OS[(OpenSearch)]:::ext
API[(Labeeb API)]:::ext
end
C -- "POST /retrieve_pack" --> R
R -- "Query" --> S
S -- "BM25 + kNN Queries" --> OS
OS -- "Raw Search Hits" --> S
S -- "Fused & Ranked Hits" --> H
H -- "Request Metadata for Doc IDs" --> API
API -- "Full Document Metadata" --> H
H -- "Hydrated Evidence Pack" --> R
R -- "Final Response" --> C
classDef ext fill:#e0f2fe,stroke:#0ea5e9,stroke-width:1px;
classDef svc fill:#f8fafc,stroke:#64748b,stroke-width:1px;
classDef store fill:#f0fdf4,stroke:#22c55e,stroke-width:1px;
3. Architectural Decisions (ADRs)¶
This section documents key architectural decisions for the AI-Box service.

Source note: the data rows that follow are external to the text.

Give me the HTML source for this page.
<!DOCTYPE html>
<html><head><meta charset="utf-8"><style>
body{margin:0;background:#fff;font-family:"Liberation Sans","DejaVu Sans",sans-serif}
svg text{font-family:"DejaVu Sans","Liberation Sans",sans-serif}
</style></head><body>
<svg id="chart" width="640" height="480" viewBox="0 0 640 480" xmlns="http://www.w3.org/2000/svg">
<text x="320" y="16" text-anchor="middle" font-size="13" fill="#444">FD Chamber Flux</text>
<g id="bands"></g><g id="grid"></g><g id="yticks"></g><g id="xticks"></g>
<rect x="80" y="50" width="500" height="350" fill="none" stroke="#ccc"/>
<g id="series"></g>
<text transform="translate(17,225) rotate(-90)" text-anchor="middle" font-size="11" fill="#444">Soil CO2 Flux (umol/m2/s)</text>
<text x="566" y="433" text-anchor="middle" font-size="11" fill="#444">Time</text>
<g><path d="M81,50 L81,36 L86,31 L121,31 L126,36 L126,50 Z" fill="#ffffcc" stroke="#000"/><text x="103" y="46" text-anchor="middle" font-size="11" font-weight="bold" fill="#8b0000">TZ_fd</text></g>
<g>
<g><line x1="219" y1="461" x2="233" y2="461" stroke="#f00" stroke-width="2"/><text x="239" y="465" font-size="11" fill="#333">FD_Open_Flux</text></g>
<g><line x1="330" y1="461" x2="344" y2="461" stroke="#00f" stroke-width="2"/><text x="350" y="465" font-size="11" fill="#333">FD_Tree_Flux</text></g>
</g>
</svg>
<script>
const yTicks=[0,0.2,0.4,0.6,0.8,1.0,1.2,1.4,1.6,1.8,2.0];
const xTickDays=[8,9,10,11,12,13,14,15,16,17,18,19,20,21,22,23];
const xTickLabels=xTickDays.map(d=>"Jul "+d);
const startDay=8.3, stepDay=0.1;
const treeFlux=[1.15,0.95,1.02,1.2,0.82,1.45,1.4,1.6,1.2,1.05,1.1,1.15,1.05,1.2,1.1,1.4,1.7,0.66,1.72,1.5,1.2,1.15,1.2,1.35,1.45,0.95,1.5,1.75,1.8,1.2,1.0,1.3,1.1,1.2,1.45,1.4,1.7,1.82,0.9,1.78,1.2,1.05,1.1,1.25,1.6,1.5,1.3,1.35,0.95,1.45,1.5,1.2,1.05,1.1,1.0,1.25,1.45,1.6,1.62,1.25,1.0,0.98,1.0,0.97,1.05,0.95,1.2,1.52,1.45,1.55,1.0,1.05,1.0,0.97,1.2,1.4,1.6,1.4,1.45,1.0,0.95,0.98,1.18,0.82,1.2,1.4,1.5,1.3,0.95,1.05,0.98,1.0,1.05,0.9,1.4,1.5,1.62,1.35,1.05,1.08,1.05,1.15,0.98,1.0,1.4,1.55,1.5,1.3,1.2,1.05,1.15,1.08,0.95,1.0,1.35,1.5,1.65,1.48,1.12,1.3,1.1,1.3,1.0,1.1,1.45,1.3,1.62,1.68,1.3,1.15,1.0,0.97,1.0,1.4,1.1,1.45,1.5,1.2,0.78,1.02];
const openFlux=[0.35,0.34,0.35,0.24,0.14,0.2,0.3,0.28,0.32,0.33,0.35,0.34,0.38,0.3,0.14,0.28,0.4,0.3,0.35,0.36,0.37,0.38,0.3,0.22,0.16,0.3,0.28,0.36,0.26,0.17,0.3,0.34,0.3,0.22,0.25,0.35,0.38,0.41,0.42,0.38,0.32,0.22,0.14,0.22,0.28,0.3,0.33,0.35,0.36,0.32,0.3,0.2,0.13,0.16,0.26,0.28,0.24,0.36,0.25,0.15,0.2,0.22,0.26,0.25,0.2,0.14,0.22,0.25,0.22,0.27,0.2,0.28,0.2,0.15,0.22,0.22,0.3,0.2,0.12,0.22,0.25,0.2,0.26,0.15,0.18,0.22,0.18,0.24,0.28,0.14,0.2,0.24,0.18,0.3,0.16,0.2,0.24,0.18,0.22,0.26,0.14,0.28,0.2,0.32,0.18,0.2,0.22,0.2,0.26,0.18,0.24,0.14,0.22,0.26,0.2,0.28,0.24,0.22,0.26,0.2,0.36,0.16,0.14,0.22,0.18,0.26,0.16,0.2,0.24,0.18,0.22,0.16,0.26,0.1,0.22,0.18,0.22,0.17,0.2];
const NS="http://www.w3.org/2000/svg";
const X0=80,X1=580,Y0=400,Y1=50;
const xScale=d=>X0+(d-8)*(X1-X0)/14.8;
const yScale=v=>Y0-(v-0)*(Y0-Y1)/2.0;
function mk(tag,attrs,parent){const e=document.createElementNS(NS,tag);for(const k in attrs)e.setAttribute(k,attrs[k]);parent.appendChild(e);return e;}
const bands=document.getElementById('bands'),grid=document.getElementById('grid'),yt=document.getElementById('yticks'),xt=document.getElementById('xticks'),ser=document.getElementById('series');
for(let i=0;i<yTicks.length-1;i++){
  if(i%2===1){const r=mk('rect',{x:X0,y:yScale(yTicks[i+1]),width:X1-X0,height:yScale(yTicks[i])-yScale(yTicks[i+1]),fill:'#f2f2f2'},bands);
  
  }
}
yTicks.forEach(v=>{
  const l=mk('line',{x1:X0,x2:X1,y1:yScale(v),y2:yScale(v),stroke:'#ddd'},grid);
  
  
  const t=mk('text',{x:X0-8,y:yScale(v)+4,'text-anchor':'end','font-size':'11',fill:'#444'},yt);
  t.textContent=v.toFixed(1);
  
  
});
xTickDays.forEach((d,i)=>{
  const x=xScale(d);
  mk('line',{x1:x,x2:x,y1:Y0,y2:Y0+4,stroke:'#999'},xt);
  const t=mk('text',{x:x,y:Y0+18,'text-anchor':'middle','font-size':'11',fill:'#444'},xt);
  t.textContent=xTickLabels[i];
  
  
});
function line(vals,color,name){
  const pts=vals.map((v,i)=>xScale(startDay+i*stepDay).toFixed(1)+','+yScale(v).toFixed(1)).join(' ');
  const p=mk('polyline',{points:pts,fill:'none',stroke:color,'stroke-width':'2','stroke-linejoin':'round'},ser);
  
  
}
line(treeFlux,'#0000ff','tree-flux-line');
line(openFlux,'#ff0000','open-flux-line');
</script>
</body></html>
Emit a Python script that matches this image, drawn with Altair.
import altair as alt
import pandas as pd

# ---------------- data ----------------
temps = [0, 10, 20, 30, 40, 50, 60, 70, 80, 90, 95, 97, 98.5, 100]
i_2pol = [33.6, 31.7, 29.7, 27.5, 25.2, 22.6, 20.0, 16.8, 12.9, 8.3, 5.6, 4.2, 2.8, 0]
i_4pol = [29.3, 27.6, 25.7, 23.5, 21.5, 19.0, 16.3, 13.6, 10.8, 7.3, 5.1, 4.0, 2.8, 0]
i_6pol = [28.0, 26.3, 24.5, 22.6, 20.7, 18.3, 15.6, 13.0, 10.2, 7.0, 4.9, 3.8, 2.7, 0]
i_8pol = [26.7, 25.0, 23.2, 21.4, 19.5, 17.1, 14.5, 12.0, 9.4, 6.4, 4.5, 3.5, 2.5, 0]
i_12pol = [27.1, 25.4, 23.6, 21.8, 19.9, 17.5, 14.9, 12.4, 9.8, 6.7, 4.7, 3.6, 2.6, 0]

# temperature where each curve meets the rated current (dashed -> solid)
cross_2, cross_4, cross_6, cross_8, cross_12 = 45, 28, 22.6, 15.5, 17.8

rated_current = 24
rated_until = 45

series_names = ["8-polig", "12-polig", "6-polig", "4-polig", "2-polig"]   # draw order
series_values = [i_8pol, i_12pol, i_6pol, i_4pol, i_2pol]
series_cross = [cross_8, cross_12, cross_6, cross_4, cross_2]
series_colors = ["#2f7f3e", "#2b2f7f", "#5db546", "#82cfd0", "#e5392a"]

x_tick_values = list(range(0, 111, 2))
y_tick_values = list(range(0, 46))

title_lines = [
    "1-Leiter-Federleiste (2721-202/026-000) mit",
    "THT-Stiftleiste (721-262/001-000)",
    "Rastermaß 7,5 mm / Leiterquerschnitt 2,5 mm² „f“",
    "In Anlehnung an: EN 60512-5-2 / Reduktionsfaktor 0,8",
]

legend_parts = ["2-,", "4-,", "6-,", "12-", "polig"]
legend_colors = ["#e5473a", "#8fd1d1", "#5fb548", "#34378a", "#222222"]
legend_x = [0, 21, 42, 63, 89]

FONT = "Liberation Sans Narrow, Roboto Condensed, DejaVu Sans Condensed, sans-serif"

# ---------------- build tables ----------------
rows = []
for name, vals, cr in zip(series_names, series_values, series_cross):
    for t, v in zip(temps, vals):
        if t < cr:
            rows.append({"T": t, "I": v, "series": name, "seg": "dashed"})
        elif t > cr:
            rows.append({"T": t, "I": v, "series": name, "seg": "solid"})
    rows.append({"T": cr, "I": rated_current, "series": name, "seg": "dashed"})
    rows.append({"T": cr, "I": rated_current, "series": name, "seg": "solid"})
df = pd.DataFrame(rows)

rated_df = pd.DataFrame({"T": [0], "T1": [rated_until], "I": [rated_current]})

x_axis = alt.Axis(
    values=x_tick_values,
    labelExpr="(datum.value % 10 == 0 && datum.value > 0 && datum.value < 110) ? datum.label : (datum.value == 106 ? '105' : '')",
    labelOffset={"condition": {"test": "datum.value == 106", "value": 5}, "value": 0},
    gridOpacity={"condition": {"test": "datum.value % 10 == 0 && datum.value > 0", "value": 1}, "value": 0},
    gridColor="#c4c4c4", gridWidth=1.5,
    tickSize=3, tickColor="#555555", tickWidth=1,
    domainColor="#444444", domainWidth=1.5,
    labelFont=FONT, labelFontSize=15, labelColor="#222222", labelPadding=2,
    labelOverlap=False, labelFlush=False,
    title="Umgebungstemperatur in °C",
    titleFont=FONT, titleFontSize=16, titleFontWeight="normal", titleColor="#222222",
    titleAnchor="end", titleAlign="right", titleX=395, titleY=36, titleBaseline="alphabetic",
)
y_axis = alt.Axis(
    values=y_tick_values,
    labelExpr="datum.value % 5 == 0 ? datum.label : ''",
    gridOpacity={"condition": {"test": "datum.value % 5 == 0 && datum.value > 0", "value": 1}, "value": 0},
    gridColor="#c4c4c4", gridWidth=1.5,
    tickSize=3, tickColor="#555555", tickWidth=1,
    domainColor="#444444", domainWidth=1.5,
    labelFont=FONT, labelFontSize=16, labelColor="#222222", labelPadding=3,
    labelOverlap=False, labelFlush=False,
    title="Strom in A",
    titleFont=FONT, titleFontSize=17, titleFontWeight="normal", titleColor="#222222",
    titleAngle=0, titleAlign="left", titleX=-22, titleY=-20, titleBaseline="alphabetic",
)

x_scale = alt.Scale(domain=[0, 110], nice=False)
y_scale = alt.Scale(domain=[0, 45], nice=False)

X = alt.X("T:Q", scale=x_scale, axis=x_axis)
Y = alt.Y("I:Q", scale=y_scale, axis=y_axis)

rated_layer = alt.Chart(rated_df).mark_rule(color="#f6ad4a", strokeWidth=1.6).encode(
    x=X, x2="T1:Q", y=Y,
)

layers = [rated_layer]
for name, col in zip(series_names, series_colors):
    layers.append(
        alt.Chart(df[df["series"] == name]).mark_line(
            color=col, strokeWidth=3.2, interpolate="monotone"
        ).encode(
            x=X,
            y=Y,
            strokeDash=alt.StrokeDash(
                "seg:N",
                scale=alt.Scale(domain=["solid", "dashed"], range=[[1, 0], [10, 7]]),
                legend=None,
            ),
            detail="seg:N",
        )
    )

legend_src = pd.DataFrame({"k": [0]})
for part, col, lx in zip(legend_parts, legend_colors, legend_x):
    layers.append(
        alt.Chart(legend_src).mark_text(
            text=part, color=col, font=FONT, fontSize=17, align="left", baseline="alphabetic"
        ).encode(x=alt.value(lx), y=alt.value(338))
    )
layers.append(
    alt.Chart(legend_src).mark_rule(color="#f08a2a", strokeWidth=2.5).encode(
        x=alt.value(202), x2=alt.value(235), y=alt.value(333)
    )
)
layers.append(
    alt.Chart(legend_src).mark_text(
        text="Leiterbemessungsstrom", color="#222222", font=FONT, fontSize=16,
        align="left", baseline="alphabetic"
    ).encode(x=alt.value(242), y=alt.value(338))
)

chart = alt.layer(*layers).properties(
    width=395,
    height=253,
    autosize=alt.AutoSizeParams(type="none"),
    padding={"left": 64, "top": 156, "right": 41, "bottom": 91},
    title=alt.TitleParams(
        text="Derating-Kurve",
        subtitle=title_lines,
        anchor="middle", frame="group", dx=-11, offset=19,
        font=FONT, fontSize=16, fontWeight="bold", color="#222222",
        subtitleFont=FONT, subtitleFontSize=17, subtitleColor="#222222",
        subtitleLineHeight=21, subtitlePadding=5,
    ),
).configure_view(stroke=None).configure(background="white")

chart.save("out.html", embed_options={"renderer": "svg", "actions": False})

ADR-AIB-15: S1 Check-Worthiness Baseline¶
- Status: Accepted (Reversible via
S1_MODEflag)
Context:
Heuristic scoring could not reliably detect factual claims across languages. We introduce a zero-shot NLI model (XLM-R large) as a multilingual baseline because it covers 100+ languages without task-specific training. It classifies each sentence as checkworthy or not_checkworthy out of the box.
Decision:
- Load joeddav/xlm-roberta-large-xnli (mounted at /models/xlm-roberta-large-xnli) via Hugging Face's pipeline.
- Batch requests and truncate inputs, computing an is_checkworthy flag against a configurable threshold (S1_THRESHOLD, default 0.55). The default favors recall after spot-checking Arabic and English samples but can be tuned per deployment.
- Expose runtime flags (S1_MODE, S1_MODEL_ID, S1_MAX_TOKENS, S1_BATCH_SIZE, S1_DEVICE) with a safe fallback to the legacy heuristic.
- Emit Prometheus metrics for requests, latency, and active mode to observe rollout health.
Consequences:
- Better recall of claims in Arabic/English without retraining.
- Latency on CPU for a batch of eight sentences with XLM-R is roughly 0.1s at p95. Monitor aibox_request_duration_seconds for regressions when switching hardware or models.
- Fallback path ensures no downtime if the model is missing or fails to load.